Currently, Managed Challenge action is available in the following security products:
- IP Access Rules
- User Agent Blocking
- Rate Limiting (previous version)
- Custom rules
- Rate limiting rules
- Bot Fight Mode - You may also see Firewall Events with an Action taken of Managed Challenge due to Cloudflare bot products.
- Firewall rules
- HTTP DDoS Attack Protection
Set the Challenge Passage
When a Cloudflare CAPTCHA or Javascript challenge is solved such as for a firewall rule or IP access rule, a cf_clearance cookie is set in the client browser. cf_clearance specifies the duration your website is accessible to a visitor that successfully completed a previous Captcha or JavaScript challenge. The cf_clearance cookie has a default lifetime of 30 minutes. Cloudflare recommends a setting between 15 and 45 minutes.
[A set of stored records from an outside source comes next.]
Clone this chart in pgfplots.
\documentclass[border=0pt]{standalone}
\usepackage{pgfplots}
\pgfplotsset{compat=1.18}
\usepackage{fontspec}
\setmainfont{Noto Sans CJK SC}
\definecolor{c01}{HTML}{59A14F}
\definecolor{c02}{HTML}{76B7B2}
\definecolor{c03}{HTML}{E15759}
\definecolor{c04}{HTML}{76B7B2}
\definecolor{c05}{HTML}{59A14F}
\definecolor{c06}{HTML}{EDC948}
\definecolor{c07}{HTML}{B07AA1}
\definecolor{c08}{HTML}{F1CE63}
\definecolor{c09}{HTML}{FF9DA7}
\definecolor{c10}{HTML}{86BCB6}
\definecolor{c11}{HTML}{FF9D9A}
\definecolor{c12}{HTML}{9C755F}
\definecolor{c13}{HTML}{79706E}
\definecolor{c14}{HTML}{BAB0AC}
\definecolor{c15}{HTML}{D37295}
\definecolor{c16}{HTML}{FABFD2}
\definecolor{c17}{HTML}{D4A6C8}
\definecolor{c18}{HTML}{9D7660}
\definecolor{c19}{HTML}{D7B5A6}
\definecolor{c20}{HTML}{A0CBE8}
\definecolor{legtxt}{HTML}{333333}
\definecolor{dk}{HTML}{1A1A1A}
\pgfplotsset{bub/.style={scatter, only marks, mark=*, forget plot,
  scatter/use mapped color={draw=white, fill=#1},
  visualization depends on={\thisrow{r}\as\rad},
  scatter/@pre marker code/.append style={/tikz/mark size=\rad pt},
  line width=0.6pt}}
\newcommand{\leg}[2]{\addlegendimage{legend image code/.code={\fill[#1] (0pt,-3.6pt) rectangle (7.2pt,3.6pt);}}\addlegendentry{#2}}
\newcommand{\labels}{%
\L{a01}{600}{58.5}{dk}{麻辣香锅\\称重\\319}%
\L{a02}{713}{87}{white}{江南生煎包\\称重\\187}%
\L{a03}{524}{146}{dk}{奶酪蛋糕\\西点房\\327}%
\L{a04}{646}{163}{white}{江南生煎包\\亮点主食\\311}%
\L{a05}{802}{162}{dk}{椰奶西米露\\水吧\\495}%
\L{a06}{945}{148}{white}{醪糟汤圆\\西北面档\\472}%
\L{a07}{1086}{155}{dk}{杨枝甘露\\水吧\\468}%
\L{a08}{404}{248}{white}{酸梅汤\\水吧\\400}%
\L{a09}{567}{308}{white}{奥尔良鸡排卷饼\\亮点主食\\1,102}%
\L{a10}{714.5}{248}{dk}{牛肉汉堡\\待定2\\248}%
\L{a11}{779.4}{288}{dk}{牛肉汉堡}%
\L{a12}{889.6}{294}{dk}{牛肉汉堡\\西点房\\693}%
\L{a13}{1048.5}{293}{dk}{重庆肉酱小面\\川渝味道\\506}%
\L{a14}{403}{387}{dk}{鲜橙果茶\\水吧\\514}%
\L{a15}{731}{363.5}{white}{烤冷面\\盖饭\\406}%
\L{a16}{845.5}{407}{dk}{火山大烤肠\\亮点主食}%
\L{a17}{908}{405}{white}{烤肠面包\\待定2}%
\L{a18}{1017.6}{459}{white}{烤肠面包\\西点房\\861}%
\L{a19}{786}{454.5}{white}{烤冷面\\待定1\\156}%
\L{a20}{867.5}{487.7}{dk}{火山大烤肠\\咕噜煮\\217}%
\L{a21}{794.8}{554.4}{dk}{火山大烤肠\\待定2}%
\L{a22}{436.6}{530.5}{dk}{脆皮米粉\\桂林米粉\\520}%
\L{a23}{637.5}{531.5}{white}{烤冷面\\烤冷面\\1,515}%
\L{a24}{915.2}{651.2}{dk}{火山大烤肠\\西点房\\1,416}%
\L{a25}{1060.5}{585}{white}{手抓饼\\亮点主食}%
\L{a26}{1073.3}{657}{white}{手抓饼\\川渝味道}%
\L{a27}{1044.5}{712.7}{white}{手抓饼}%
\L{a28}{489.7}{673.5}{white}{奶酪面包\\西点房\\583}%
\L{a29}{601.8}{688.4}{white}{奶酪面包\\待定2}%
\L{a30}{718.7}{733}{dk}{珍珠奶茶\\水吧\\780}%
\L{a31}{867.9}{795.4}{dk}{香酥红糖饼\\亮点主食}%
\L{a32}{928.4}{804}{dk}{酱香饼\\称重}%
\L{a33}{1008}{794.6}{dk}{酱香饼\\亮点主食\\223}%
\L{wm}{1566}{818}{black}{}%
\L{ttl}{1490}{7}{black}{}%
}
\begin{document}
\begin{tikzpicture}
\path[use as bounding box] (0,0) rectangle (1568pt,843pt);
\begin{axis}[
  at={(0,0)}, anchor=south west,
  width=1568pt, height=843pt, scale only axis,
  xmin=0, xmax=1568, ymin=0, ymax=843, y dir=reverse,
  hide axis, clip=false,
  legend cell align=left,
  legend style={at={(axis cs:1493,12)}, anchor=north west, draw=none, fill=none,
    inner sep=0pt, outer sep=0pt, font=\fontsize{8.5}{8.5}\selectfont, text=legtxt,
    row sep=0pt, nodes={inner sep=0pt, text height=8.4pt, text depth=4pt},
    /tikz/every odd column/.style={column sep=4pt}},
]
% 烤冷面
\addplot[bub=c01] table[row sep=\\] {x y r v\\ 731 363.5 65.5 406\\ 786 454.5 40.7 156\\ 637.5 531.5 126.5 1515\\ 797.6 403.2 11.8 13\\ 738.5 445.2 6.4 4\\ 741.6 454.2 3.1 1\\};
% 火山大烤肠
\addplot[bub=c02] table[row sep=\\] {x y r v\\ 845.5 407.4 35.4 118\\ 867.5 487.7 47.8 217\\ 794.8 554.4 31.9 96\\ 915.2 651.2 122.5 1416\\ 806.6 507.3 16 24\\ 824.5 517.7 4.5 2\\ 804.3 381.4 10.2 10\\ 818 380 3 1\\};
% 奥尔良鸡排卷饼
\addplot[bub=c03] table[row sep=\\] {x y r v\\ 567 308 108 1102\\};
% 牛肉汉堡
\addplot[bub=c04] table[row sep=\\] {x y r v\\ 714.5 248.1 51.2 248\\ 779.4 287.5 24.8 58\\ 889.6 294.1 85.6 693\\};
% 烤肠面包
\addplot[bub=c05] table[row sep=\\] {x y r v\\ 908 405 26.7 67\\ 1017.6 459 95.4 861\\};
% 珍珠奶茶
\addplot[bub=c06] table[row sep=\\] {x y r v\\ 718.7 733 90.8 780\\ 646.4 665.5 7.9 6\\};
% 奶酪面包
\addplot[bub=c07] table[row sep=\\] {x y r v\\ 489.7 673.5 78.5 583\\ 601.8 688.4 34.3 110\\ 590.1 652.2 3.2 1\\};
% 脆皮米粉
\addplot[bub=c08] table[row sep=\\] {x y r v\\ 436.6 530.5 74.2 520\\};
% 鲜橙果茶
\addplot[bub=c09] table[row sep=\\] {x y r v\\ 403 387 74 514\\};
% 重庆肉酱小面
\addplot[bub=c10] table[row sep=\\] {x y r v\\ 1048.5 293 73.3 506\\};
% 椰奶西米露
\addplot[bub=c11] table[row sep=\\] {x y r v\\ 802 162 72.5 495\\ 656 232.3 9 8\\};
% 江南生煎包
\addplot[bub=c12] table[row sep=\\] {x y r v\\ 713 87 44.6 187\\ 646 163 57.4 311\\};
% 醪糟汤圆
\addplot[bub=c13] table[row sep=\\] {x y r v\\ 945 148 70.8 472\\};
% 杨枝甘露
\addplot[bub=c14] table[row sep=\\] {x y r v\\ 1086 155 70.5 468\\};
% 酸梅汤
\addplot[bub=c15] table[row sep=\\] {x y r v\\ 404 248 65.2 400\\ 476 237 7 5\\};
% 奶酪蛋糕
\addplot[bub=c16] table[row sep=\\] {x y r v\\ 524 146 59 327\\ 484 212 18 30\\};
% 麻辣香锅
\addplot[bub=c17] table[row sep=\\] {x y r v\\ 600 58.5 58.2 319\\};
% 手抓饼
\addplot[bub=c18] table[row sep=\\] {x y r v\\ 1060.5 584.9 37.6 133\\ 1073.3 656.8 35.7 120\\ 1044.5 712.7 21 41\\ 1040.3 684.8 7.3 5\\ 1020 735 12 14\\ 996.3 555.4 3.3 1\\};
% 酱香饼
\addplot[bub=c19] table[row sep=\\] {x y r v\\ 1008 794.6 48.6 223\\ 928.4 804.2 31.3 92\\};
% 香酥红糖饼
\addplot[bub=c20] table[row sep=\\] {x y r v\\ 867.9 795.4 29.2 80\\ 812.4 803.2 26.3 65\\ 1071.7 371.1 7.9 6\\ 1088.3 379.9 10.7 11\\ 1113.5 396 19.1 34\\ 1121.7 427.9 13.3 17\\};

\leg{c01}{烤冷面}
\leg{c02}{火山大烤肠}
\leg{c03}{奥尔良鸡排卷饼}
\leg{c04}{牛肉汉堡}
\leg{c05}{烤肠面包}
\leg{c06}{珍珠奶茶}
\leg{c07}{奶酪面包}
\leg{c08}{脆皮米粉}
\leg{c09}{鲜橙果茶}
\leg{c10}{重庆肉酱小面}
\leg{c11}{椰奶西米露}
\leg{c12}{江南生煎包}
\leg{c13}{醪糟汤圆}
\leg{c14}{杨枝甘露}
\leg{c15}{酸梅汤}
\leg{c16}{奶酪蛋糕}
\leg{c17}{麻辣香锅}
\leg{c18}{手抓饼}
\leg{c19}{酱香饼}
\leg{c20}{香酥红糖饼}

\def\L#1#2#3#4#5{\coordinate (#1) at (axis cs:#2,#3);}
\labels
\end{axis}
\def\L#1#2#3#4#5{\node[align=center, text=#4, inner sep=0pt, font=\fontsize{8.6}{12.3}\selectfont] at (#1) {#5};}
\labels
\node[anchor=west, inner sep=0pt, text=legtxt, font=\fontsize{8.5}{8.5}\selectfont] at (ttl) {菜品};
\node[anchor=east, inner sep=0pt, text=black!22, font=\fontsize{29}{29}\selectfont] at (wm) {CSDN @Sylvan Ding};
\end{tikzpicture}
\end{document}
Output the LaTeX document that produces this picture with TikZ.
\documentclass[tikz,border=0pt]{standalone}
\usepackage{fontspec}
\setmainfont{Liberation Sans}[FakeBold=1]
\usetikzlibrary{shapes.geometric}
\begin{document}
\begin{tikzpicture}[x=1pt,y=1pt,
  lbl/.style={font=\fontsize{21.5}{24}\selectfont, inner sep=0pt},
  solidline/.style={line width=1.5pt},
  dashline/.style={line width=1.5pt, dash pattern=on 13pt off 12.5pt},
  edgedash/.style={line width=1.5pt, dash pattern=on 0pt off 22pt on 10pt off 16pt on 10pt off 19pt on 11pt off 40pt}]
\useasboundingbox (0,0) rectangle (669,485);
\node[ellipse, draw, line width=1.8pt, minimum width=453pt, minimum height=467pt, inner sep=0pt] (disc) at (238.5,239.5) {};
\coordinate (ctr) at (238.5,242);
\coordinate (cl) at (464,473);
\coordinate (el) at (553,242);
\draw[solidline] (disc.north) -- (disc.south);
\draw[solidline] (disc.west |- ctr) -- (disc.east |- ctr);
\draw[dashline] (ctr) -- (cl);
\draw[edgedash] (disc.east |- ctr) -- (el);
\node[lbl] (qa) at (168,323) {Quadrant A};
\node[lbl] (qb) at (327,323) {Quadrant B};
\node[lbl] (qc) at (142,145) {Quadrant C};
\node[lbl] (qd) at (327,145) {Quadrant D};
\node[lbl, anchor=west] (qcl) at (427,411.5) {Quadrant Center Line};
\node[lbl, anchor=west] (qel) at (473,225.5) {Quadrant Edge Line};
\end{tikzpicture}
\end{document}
When Cloudflare evaluates a cf_clearance cookie, a few extra minutes are included to account for clock skew. For XmlHTTP requests, an extra hour is added to the validation time to prevent breaking XmlHTTP requests for pages that set short lifetimes.
Challenge Passage controls the cf_clearance cookie and is managed in Security > Settings. A visitor is issued a new challenge when the configured Challenge Passage time expires.
The Challenge Passage does not apply to challenges issued by WAF managed rules. Also, Challenge Passage does not apply to rate limiting rules unless the rate limit is configured to issue a challenge.
Browser support
When your application sends a challenge, your visitors either receive a non-interactive challenge page or a CAPTCHA.
Common issues
Challenges are not supported by Microsoft Internet Explorer. If you are currently using Internet Explorer, try using another major web browser (Chrome, Safari, Firefox).
If you are already using a major web browser, make sure it is using the latest version.
Supported browsers
If your visitors are using an up-to-date version of a major browser — such as Chrome, Firefox, Safari, Microsoft Edge, Chrome and Safari on mobile — they will receive the challenge correctly.
Challenges are not supported by Microsoft Internet Explorer.
If your visitors encounter issues using a major browser besides Internet Explorer, they should upgrade their browser.